The report suggests that although older adults can be particularly vulnerable during times of shock, they also possess assets that can contribute to preparedness for shocks.
Within the report, it explores the importance of recognising the impact different marginalising characteristics (such as ethnicity and class) can have on a person’s resilience when putting in plans around resilience and make recommendations on how policy makers can support the needs of older people across Greater Manchester.
Amongst the key findings from the report are:
- Social inclusion plays a key part in keeping people resilient, something that is a risk for older people. This risk is further compounded the more marginalising characterises an individual has.
- Older people with additional marginalising characteristics often have high levels of bonding social capital but struggle to make connections outside of their own community which are beneficial during times of shock.
- To avoid further marginalising people, it is vital to take an intersectional approach to resilience planning, including a range of marginalised groups.
- Although referred to as different things within different cultures, the personal and cultural belief in the importance of ‘grit’ or ‘hard graft’ is shared across the working classes across ethnicities. This attitude can help boost an individual’s resilience.
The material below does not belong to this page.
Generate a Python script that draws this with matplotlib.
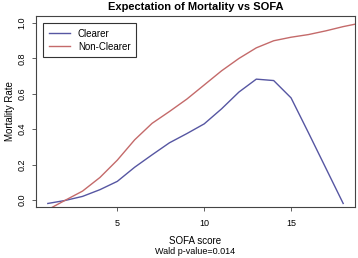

- Resilience may be strengthened in cultures that value and encourage lifelong learning as this promotes adaptability.
- It cannot be assumed that exposure to shocks and stresses, such a discrimination in the form of racism or experiencing economic deprivation builds up resilience.
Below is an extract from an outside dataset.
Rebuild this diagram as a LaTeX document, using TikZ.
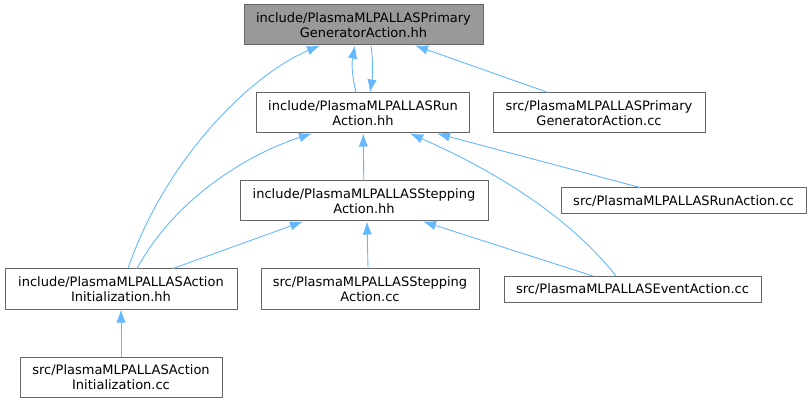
\documentclass[tikz,border=0pt]{standalone}
\usepackage{fontspec}
\setmainfont{DejaVu Sans}
\usepackage{tikz}
\usetikzlibrary{arrows.meta}
\tikzset{>={Latex[length=13pt,width=9.5pt]}}
\definecolor{edgeblue}{HTML}{63B8FF}
\definecolor{boxline}{HTML}{666666}
\definecolor{rootfill}{HTML}{999999}
\tikzset{
  file/.style={draw=boxline, line width=1pt, fill=white, inner sep=0pt, align=center,
    font=\fontsize{13}{14.5}\selectfont},
  dep/.style={edgeblue, line width=0.9pt, ->},
}

\begin{document}
\begin{tikzpicture}[x=1pt, y=-1pt]
            \useasboundingbox (0, 0) rectangle (811, 403);
            % files
            \node[file, fill=rootfill, minimum width=239, minimum height=40] (pgahh) at (363.5, 25) {include/PlasmaMLPALLASPrimary\\GeneratorAction.hh};
            \node[file, minimum width=213.5, minimum height=40] (runhh) at (363, 113) {include/PlasmaMLPALLASRun\\Action.hh};
            \node[file, minimum width=212, minimum height=40] (pgacc) at (599, 113) {src/PlasmaMLPALLASPrimary\\GeneratorAction.cc};
            \node[file, minimum width=248, minimum height=40] (stephh) at (364, 201) {include/PlasmaMLPALLASStepping\\Action.hh};
            \node[file, minimum width=245, minimum height=26] (runcc) at (683.5, 201) {src/PlasmaMLPALLASRunAction.cc};
            \node[file, minimum width=232, minimum height=40] (aihh) at (121, 289) {include/PlasmaMLPALLASAction\\Initialization.hh};
            \node[file, minimum width=218, minimum height=40] (stepcc) at (370, 289) {src/PlasmaMLPALLASStepping\\Action.cc};
            \node[file, minimum width=257, minimum height=26] (evcc) at (632.5, 289.5) {src/PlasmaMLPALLASEventAction.cc};
            \node[file, minimum width=202, minimum height=40] (aicc) at (121, 377) {src/PlasmaMLPALLASAction\\Initialization.cc};
            % includes
            \draw[dep] ([xshift=-7]runhh.north) to[bend left=12] ([xshift=-8.5]pgahh.south);
            \draw[dep] ([xshift=7.5]pgahh.south) to[bend left=8] ([xshift=7]runhh.north);
            \draw[dep] ([xshift=-51]pgacc.north) -- ([xshift=51.5]pgahh.south);
            \draw[dep] ([xshift=7]aihh.north) .. controls (165, 160) and (250, 75) .. ([xshift=-43.5]pgahh.south);
            \draw[dep] ([xshift=16]aihh.north) .. controls (180, 190) and (260, 150) .. ([xshift=-51]runhh.south);
            \draw[dep] (stephh) -- (runhh);
            \draw[dep] ([xshift=-16.5]evcc.north) .. controls (560, 205) and (470, 160) .. ([xshift=47]runhh.south);
            \draw[dep] ([xshift=-43.5]runcc.north) -- ([xshift=74]runhh.south);
            \draw[dep] ([xshift=52]aihh.north) -- ([xshift=-61]stephh.south);
            \draw[dep] ([xshift=-2]stepcc.north) -- ([xshift=3]stephh.south);
            \draw[dep] ([xshift=-39.5]evcc.north) -- ([xshift=59]stephh.south);
            \draw[dep] (aicc) -- (aihh);
        \end{tikzpicture}
\end{document}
Kathy Oldham, Chief Resilience Officer for Greater Manchester said:
Resilience is about the whole of society. We know that it takes everyone in the community to solve problems. As a result, we can only be resilient in the face of shocks and stresses if we listen to and involve older people
John Hannen, Programme Manager for the Ambition for Ageing Programme said:
This research clearly shows that older people can make a significant contribution to the ability of communities to withstand shocks and stresses. However inequality and discrimination over a lifetime can result in the opportunities of an ageing population from being missed.